We next turn to examine evidence of the badges or indicia of fraud to determine whether it was "sufficient to give rise to an inference of fraud." The first badge is that of a relationship between the grantor and the grantee. Wayne and Margaret were brother and sister. That relationship is not contested.

The second badge is the grantee's knowledge of litigation against the grantor. During her testimony, Margaret acknowledged that she knew that Wayne had legal problems after he left Koch. He was her baby brother and she was very close to him. She testified that she first knew about the money judgment when she was sued in this action. The principal money judgment, however, was not entered until after the transfer of property. She may well not have known about the precise details of the lawsuit until she was served with summons herein. That, however, is not required; all that is required is that the grantee have knowledge of litigation against the grantor. Margaret admits that she had that knowledge.

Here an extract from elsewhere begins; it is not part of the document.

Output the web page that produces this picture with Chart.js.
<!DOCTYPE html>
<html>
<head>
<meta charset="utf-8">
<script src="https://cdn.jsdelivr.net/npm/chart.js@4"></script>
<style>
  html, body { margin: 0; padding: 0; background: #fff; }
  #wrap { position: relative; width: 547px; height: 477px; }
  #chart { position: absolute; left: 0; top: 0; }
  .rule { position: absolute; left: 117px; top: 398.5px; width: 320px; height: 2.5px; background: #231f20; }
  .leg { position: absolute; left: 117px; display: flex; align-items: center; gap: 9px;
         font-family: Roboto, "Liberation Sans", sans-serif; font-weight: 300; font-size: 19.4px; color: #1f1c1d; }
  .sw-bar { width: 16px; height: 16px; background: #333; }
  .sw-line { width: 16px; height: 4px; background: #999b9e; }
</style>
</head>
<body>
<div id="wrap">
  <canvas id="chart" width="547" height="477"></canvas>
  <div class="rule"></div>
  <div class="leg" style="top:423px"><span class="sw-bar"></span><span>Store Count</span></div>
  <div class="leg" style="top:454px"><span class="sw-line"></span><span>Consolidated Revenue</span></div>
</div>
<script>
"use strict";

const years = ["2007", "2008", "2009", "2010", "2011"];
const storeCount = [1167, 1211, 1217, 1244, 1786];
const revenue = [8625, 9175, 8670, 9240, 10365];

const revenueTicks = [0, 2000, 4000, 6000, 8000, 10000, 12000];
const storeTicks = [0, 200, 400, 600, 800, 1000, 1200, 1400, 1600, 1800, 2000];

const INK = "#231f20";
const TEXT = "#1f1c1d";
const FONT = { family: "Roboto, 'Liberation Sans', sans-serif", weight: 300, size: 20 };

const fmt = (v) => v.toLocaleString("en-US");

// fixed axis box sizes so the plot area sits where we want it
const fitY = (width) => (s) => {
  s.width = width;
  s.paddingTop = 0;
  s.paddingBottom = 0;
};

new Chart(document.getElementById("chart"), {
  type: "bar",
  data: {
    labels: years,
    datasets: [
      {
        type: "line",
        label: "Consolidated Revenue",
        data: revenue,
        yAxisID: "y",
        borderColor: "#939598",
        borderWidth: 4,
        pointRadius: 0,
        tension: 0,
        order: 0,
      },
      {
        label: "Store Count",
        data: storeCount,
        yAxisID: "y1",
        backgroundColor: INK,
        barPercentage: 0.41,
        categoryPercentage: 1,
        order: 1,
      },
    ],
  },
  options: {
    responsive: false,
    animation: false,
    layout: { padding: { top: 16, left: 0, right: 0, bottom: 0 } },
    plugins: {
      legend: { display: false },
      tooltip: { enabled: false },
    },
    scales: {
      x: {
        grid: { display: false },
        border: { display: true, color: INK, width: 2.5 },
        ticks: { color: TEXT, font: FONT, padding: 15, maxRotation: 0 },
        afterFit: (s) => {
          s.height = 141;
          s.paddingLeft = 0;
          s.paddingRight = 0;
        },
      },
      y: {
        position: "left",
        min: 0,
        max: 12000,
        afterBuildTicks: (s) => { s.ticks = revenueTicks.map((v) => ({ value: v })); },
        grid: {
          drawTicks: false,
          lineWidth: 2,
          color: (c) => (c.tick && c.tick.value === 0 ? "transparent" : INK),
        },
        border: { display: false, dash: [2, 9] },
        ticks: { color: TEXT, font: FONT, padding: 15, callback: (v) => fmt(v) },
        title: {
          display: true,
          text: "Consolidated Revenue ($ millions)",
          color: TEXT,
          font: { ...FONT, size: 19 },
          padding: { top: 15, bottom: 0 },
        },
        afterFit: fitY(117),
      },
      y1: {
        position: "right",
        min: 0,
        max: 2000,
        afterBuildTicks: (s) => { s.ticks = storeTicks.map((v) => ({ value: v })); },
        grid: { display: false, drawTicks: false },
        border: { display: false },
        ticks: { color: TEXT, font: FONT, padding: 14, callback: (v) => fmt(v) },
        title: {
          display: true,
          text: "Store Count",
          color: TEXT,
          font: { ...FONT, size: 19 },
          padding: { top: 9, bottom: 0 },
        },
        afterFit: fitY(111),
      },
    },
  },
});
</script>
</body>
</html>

The lawsuit by Koch had substantial impact upon Wayne Faulconer, with whom she was "very close." The evidence clearly establishes that Margaret knew about the litigation. This badge was established.

*110 The next badge of fraud is that of the insolvency of the grantor. Since the entry of the judgment, Koch has been unsuccessful in enforcing it. Koch found no property to apply on its judgment other than relatively modest amounts secured by garnishment from Wayne's present employer. Wayne testified that his present property interests consist of exempt property — his home and his car and the things therein. While there is testimony that he at one time owned some stock futures, there is nothing in the evidence to indicate that he had substantial market investments or other property at the time of the transfer.

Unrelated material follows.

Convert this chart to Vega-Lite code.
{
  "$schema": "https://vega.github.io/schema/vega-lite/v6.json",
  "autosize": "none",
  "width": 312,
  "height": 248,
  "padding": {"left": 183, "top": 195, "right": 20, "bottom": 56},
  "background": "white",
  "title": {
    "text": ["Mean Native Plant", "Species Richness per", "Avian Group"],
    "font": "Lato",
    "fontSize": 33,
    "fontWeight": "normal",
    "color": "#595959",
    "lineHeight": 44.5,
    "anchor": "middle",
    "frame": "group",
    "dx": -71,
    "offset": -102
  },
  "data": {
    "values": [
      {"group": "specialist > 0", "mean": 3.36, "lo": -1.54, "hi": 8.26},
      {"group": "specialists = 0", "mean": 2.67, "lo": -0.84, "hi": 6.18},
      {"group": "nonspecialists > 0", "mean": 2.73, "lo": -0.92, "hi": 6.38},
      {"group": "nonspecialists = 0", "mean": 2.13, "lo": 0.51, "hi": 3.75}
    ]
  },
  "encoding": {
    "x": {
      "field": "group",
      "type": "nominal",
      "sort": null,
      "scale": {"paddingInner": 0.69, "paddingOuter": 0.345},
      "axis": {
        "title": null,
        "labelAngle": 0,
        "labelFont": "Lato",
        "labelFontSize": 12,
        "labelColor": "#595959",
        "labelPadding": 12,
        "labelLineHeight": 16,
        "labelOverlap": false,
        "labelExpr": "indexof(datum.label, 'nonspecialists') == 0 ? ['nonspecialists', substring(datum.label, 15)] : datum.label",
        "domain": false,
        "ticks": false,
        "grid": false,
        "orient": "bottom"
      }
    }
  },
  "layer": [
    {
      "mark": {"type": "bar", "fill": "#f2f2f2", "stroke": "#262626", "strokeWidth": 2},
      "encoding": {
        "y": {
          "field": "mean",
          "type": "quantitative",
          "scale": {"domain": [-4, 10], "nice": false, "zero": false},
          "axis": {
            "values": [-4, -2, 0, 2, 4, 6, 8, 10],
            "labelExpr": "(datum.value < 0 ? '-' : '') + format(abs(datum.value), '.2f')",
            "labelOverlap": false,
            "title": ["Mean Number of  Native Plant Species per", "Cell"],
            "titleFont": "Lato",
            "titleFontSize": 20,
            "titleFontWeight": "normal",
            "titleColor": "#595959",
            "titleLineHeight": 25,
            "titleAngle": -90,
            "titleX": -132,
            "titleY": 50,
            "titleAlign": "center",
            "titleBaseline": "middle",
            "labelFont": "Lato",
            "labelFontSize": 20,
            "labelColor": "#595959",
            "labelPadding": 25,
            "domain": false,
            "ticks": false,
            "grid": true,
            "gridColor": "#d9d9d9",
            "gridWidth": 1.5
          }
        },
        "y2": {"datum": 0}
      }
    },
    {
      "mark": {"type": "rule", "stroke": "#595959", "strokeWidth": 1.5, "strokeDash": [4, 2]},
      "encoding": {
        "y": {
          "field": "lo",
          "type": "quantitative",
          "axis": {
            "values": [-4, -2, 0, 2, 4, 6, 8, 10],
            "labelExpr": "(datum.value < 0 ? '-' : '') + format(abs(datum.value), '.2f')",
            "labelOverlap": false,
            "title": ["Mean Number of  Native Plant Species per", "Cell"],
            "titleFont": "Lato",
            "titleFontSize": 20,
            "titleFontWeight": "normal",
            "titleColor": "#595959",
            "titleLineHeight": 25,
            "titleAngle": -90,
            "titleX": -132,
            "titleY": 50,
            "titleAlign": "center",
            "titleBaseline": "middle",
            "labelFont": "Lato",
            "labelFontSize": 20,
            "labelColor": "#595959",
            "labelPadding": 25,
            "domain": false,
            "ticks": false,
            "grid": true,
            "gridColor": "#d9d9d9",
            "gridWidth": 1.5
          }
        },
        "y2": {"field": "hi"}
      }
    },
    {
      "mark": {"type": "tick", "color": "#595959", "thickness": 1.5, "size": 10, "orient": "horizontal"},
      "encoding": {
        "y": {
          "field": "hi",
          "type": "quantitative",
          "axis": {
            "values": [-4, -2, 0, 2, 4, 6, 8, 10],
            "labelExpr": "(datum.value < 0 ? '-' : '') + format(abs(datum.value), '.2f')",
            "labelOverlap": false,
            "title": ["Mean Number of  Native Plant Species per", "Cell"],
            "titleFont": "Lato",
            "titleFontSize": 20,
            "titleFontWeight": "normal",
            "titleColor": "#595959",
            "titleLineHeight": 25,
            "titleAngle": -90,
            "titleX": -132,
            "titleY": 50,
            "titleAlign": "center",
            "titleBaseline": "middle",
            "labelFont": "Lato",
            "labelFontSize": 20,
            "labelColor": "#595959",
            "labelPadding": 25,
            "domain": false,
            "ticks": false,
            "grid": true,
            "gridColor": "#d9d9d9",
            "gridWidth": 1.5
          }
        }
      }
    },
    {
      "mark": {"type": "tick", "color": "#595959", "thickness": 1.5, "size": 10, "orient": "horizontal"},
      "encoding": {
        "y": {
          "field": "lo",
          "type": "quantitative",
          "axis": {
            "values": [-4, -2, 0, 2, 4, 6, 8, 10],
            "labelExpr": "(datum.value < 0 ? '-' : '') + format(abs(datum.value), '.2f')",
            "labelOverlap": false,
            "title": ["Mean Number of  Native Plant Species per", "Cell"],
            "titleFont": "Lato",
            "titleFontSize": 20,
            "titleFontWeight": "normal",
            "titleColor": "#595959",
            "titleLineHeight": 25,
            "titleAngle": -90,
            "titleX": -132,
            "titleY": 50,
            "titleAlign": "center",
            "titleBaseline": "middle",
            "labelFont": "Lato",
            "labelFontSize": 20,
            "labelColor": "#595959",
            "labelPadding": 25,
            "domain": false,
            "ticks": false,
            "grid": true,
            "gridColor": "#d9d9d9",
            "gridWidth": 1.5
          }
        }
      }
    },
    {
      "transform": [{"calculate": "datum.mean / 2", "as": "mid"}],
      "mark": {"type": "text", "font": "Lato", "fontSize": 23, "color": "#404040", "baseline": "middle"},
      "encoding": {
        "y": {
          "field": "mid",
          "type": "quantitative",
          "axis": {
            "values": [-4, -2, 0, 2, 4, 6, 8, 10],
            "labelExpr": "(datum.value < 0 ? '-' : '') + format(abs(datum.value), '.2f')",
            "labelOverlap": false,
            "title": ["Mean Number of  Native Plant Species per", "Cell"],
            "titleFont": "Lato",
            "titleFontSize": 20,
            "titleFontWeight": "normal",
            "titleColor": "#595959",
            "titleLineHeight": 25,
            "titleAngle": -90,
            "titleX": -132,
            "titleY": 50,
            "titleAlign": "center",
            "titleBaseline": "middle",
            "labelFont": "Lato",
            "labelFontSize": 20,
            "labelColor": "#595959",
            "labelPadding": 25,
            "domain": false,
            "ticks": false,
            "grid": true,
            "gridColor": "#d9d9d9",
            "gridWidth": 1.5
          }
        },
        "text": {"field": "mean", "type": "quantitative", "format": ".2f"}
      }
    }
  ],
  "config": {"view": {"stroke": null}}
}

Finally, we examine the evidence as to whether consumation of the transaction was contrary to normal business procedures. The evidence before the trial court of the monetary transactions between Margaret Culp and Wayne Faulconer are outside the normal, customary and usual methods of doing business between a resident of California and a resident of Kansas, even between brother and sister. Margaret Culp testified in substance that during the period from 1974 to 1978, at Wayne's request, she loaned substantial sums of money to him. Every penny of this was delivered in cash, not directly to Wayne but through their father, Joseph, who would make trips to California and carry the cash back to Wayne, who lived in Wichita. Margaret testified that she customarily kept large sums of cash, as much as $10,000, in a locked file cabinet at home. There was no explanation, however, of where this $10,000 came from, let alone where the the other $90,000 in cash came from. Margaret Culp, a college graduate, has worked most of her adult life as an accountant for various firms of certified public accountants and others. She is still doing some accounting work, part-time. Yet she had no record of the dates or amounts of any of her loans to Wayne, and no memory of any dates or any amounts. She thought she might have loaned him as much as $15,000 at one time, but she had no specific recollection, did not remember when, and had no record to support her testimony. She had no cancelled checks, no cash withdrawal slips, no documentation of any kind.

Wayne Faulconer likewise had no documentation to support the loans. He had no record of receiving any money at any time from his sister, Margaret. Though he testified that some of the money went into the bank, he had no deposit slips or other records indicating the deposit of large sums of cash. He could not *111 identify any deposit in his account as having come from Margaret. He testified that the loans came on various dates in varying amounts, some even and some odd, adding up to $100,000. While both Wayne and Margaret testified that they had kept notations of some sort, neither had retained their records. Margaret testified that she made the loans through her father because she knew he would keep a record of them and protect her, yet no record of the loans was found among the father's personal effects after his death. He made no change in his will to protect Margaret. The loans extended over a period of at least three years prior to the time Wayne commenced his own business, and there was no explanation as to why Wayne needed to borrow substantial sums during that period of time.

In short, there was a wealth of substantial evidence establishing badge after badge of fraudulent conduct. The evidence supporting the trial court's findings which we have outlined above was minimal and for the most part highly suspicious and questionable. Examples: a serviceman keeping large amounts of cash — up to $10,000, in his living quarters; ordinary, college-educated civilians keeping $10,000 to $100,000 at home, uninvested and in cash, in a file cabinet, large loans made in cash, by courier, from a sister in California to a brother in Kansas; no living witnesses, except the principals, to the transactions; an accountant who keeps no records and has no memory of dates or amounts of her substantial investments; the transfer of large sums over a period of years without a single trace or record; nothing disclosed about the transactions by Wayne or Margaret to any living witness until after Wayne, the target of substantial litigation, inherits substantial property; backdating the note, the only writing offered to support the obligation; the coincidence that the transfers, ten or fifteen of them, in varying and odd amounts, equaled an even $100,000 — which just happens to be the approximate value of the inheritance.

Under the circumstances, we do not find substantial support in the record for the trial court's findings and conclusions.

The judgment is reversed and the matter is remanded for a new trial before an assigned judge.